| What is asked |
Reproduce the data below in full and exclude every picture.

▽

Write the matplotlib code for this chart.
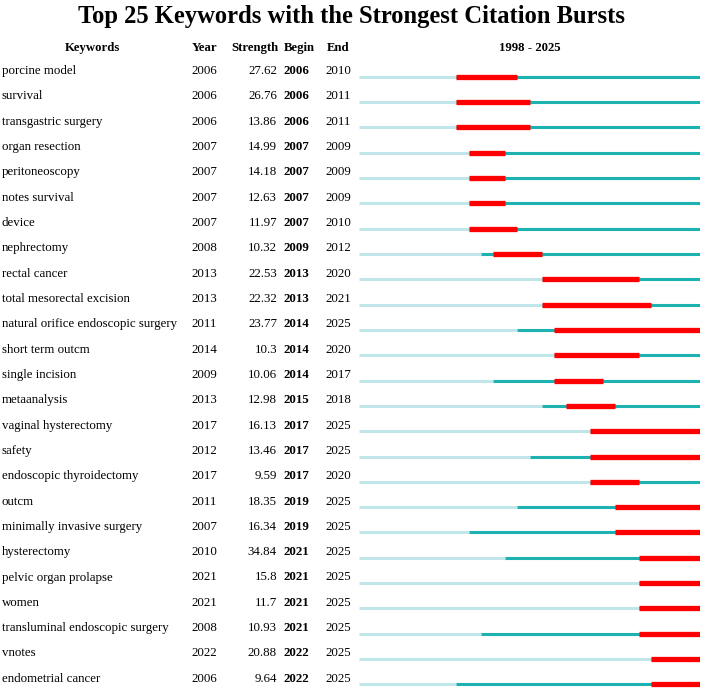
import matplotlib
matplotlib.use("Agg")
import matplotlib.pyplot as plt

keywords = [
    "porcine model", "survival", "transgastric surgery", "organ resection",
    "peritoneoscopy", "notes survival", "device", "nephrectomy",
    "rectal cancer", "total mesorectal excision",
    "natural orifice endoscopic surgery", "short term outcm",
    "single incision", "metaanalysis", "vaginal hysterectomy", "safety",
    "endoscopic thyroidectomy", "outcm", "minimally invasive surgery",
    "hysterectomy", "pelvic organ prolapse", "women",
    "transluminal endoscopic surgery", "vnotes", "endometrial cancer",
]
years = [2006, 2006, 2006, 2007, 2007, 2007, 2007, 2008, 2013, 2013, 2011,
         2014, 2009, 2013, 2017, 2012, 2017, 2011, 2007, 2010, 2021, 2021,
         2008, 2022, 2006]
strengths = ["27.62", "26.76", "13.86", "14.99", "14.18", "12.63", "11.97",
             "10.32", "22.53", "22.32", "23.77", "10.3", "10.06", "12.98",
             "16.13", "13.46", "9.59", "18.35", "16.34", "34.84", "15.8",
             "11.7", "10.93", "20.88", "9.64"]
begins = [2006, 2006, 2006, 2007, 2007, 2007, 2007, 2009, 2013, 2013, 2014,
          2014, 2014, 2015, 2017, 2017, 2017, 2019, 2019, 2021, 2021, 2021,
          2021, 2022, 2022]
ends = [2010, 2011, 2011, 2009, 2009, 2009, 2010, 2012, 2020, 2021, 2025,
        2020, 2017, 2018, 2025, 2025, 2020, 2025, 2025, 2025, 2025, 2025,
        2025, 2025, 2025]
first_year, last_year = 1998, 2025

LIGHT = "#c0e6e9"
TEAL = "#1cb2b2"
RED = "#ff0000"
FONT = "Liberation Serif"

W, H = 702, 688
row0, step = 76.7, 25.32          # pixel y of first row line, row spacing
ytop = -row0 / step
ybot = (H - row0) / step

fig = plt.figure(figsize=(W / 100, H / 100), dpi=100)

# table text, x in pixels, y in row units
ax_tab = fig.add_axes([0, 0, 1, 1])
ax_tab.set_xlim(0, W)
ax_tab.set_ylim(ybot, ytop)
ax_tab.axis("off")

# burst bars, x in years
bx0, bx1 = 359, 700
ax_bar = fig.add_axes([bx0 / W, 0, (bx1 - bx0) / W, 1])
ax_bar.set_xlim(first_year, last_year + 1)
ax_bar.set_ylim(ybot, ytop)
ax_bar.axis("off")


def px(y):
    return (y - row0) / step


ax_tab.text(W / 2, px(23.5), "Top 25 Keywords with the Strongest Citation Bursts",
            ha="center", va="baseline", fontsize=17.7, fontweight="bold",
            family=FONT)

hy = px(51)
hdr = dict(va="baseline", fontsize=9.2, fontweight="bold", family=FONT)
ax_tab.text(92, hy, "Keywords", ha="center", **hdr)
ax_tab.text(191.5, hy, "Year", ha="left", **hdr)
ax_tab.text(278, hy, "Strength", ha="right", **hdr)
ax_tab.text(284, hy, "Begin", ha="left", **hdr)
ax_tab.text(326.5, hy, "End", ha="left", **hdr)
ax_tab.text((bx0 + bx1) / 2, hy, f"{first_year} - {last_year}", ha="center",
            **hdr)

cell = dict(va="baseline", fontsize=9.3, family=FONT)
for i, kw in enumerate(keywords):
    y = i - 2.6 / step
    ax_tab.text(2, y, kw, ha="left", **cell)
    ax_tab.text(191.5, y, str(years[i]), ha="left", **cell)
    ax_tab.text(277, y, strengths[i], ha="right", **cell)
    ax_tab.text(283.5, y, str(begins[i]), ha="left", fontweight="bold", **cell)
    ax_tab.text(325, y, str(ends[i]), ha="left", **cell)

    ax_bar.plot([first_year, years[i]], [i, i], color=LIGHT, lw=2.2,
                solid_capstyle="butt")
    ax_bar.plot([years[i], last_year + 1], [i, i], color=TEAL, lw=2.2,
                solid_capstyle="butt")
    ax_bar.plot([begins[i], ends[i] + 1], [i, i], color=RED, lw=3.8,
                solid_capstyle="butt")

fig.savefig("out.png", dpi=100, facecolor="white")
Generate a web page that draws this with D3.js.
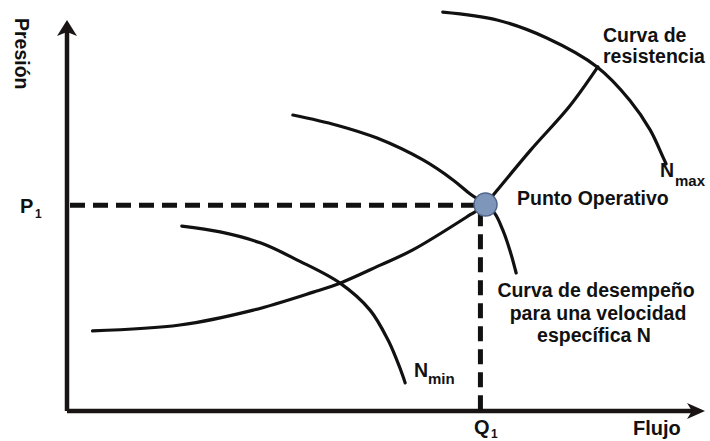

△

| Written reply |
Write the matplotlib code for this chart.
import matplotlib
matplotlib.use("Agg")
import matplotlib.pyplot as plt

keywords = [
    "porcine model", "survival", "transgastric surgery", "organ resection",
    "peritoneoscopy", "notes survival", "device", "nephrectomy",
    "rectal cancer", "total mesorectal excision",
    "natural orifice endoscopic surgery", "short term outcm",
    "single incision", "metaanalysis", "vaginal hysterectomy", "safety",
    "endoscopic thyroidectomy", "outcm", "minimally invasive surgery",
    "hysterectomy", "pelvic organ prolapse", "women",
    "transluminal endoscopic surgery", "vnotes", "endometrial cancer",
]
years = [2006, 2006, 2006, 2007, 2007, 2007, 2007, 2008, 2013, 2013, 2011,
         2014, 2009, 2013, 2017, 2012, 2017, 2011, 2007, 2010, 2021, 2021,
         2008, 2022, 2006]
strengths = ["27.62", "26.76", "13.86", "14.99", "14.18", "12.63", "11.97",
             "10.32", "22.53", "22.32", "23.77", "10.3", "10.06", "12.98",
             "16.13", "13.46", "9.59", "18.35", "16.34", "34.84", "15.8",
             "11.7", "10.93", "20.88", "9.64"]
begins = [2006, 2006, 2006, 2007, 2007, 2007, 2007, 2009, 2013, 2013, 2014,
          2014, 2014, 2015, 2017, 2017, 2017, 2019, 2019, 2021, 2021, 2021,
          2021, 2022, 2022]
ends = [2010, 2011, 2011, 2009, 2009, 2009, 2010, 2012, 2020, 2021, 2025,
        2020, 2017, 2018, 2025, 2025, 2020, 2025, 2025, 2025, 2025, 2025,
        2025, 2025, 2025]
first_year, last_year = 1998, 2025

LIGHT = "#c0e6e9"
TEAL = "#1cb2b2"
RED = "#ff0000"
FONT = "Liberation Serif"

W, H = 702, 688
row0, step = 76.7, 25.32          # pixel y of first row line, row spacing
ytop = -row0 / step
ybot = (H - row0) / step

fig = plt.figure(figsize=(W / 100, H / 100), dpi=100)

# table text, x in pixels, y in row units
ax_tab = fig.add_axes([0, 0, 1, 1])
ax_tab.set_xlim(0, W)
ax_tab.set_ylim(ybot, ytop)
ax_tab.axis("off")

# burst bars, x in years
bx0, bx1 = 359, 700
ax_bar = fig.add_axes([bx0 / W, 0, (bx1 - bx0) / W, 1])
ax_bar.set_xlim(first_year, last_year + 1)
ax_bar.set_ylim(ybot, ytop)
ax_bar.axis("off")


def px(y):
    return (y - row0) / step


ax_tab.text(W / 2, px(23.5), "Top 25 Keywords with the Strongest Citation Bursts",
            ha="center", va="baseline", fontsize=17.7, fontweight="bold",
            family=FONT)

hy = px(51)
hdr = dict(va="baseline", fontsize=9.2, fontweight="bold", family=FONT)
ax_tab.text(92, hy, "Keywords", ha="center", **hdr)
ax_tab.text(191.5, hy, "Year", ha="left", **hdr)
ax_tab.text(278, hy, "Strength", ha="right", **hdr)
ax_tab.text(284, hy, "Begin", ha="left", **hdr)
ax_tab.text(326.5, hy, "End", ha="left", **hdr)
ax_tab.text((bx0 + bx1) / 2, hy, f"{first_year} - {last_year}", ha="center",
            **hdr)

cell = dict(va="baseline", fontsize=9.3, family=FONT)
for i, kw in enumerate(keywords):
    y = i - 2.6 / step
    ax_tab.text(2, y, kw, ha="left", **cell)
    ax_tab.text(191.5, y, str(years[i]), ha="left", **cell)
    ax_tab.text(277, y, strengths[i], ha="right", **cell)
    ax_tab.text(283.5, y, str(begins[i]), ha="left", fontweight="bold", **cell)
    ax_tab.text(325, y, str(ends[i]), ha="left", **cell)

    ax_bar.plot([first_year, years[i]], [i, i], color=LIGHT, lw=2.2,
                solid_capstyle="butt")
    ax_bar.plot([years[i], last_year + 1], [i, i], color=TEAL, lw=2.2,
                solid_capstyle="butt")
    ax_bar.plot([begins[i], ends[i] + 1], [i, i], color=RED, lw=3.8,
                solid_capstyle="butt")

fig.savefig("out.png", dpi=100, facecolor="white")
Generate a web page that draws this with D3.js.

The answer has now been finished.